Although my wife said their was no one else, I had my suspicions like most on this site. A year after the initial bomb was dropped I found evidence of an affair and confronted my wife. She acknowledged the affair with a co-worker. At the point I said she had a choice to make, either drop the affair or move out. She elected to stay in the family home but continued to be "friends" with the co-worker and continued their relationship for work encounters and nightly texting which she thought I was unaware of.
Finally earlier this year I had enough of the "friend" and Said to her that I am not telling you what to do, but the fact that you continue to secretely hang out with this guy and thing I am too naïve to know what is going is very disrectful. She retreated into her bedroom for 3 months, leaving only to go to work and eat. She finally emerged and said that she wanted to move out but didn't know how. I drew up a separation offer which she said was more than fair and I gave her the down payment to buy a house.
She moved in on Monday and is settling in. We are on good terms and are making sure that everything is done for the benefit of the kids. I am also looking forward to starting a new part of my life and hope to meet someone special to spend the rest of my life with.

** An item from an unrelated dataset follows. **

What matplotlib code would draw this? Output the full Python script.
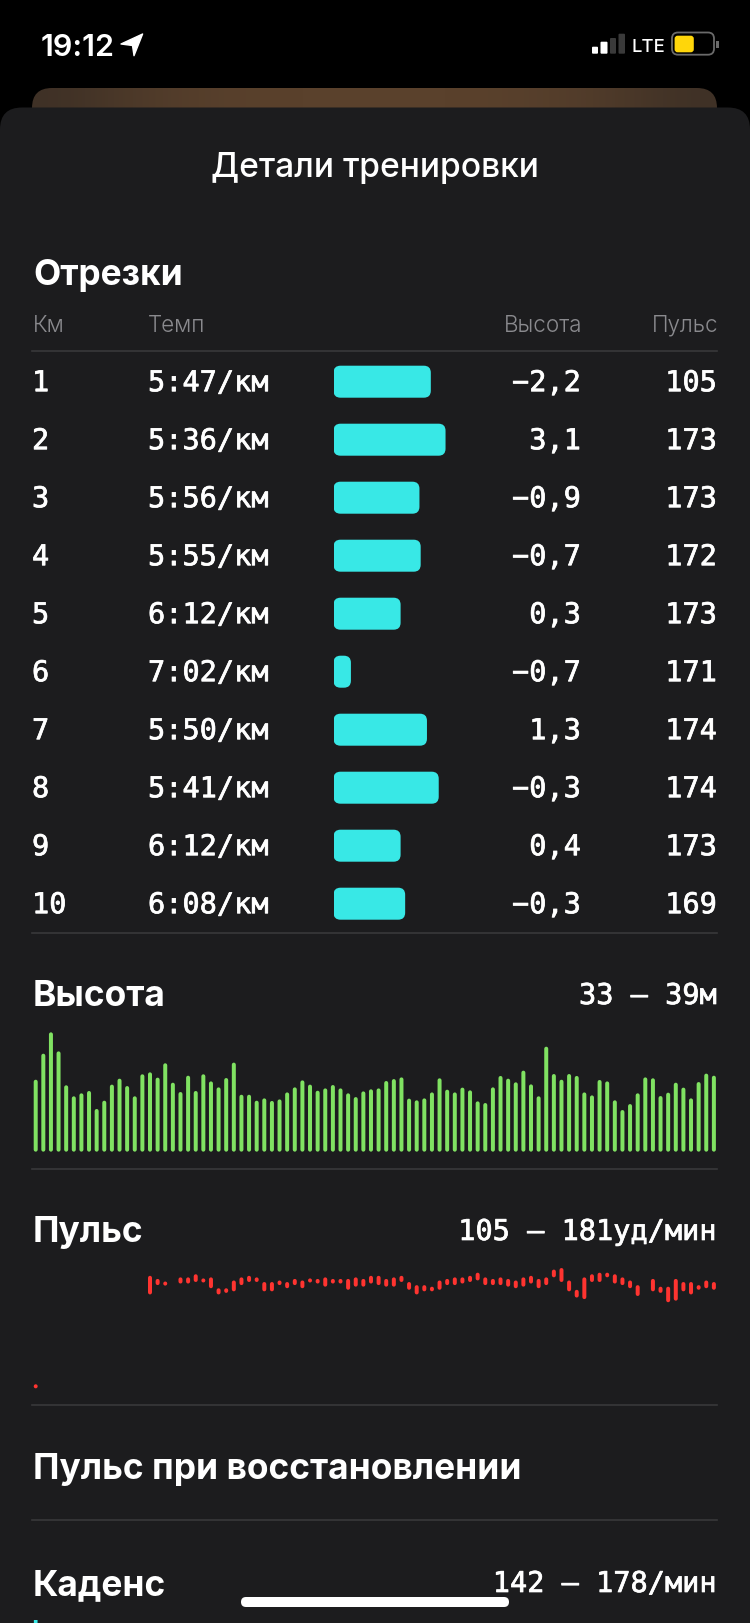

This is a journey that I don't want to repeat and I have my ex-wife to thank for making me a better person and father. My only regret is that I didn't find this site sooner and made those positive changes in myself that may have changed my wife's thinking before she emotionally shut down.
I was an inpatient, money focused and controlling person that was probably not very much fun to live with. My wife has acknowledged that I am a much better person but unfortaunately those changes came much too late for her.
Anyway, good luck to the rest of you on this site. Either way, at some point you will find happiness either through a renewed marriage or a new relationship. I hit some pretty low points over the past 4.5 years and it is truly amazing how the human mind and heart can recover over time.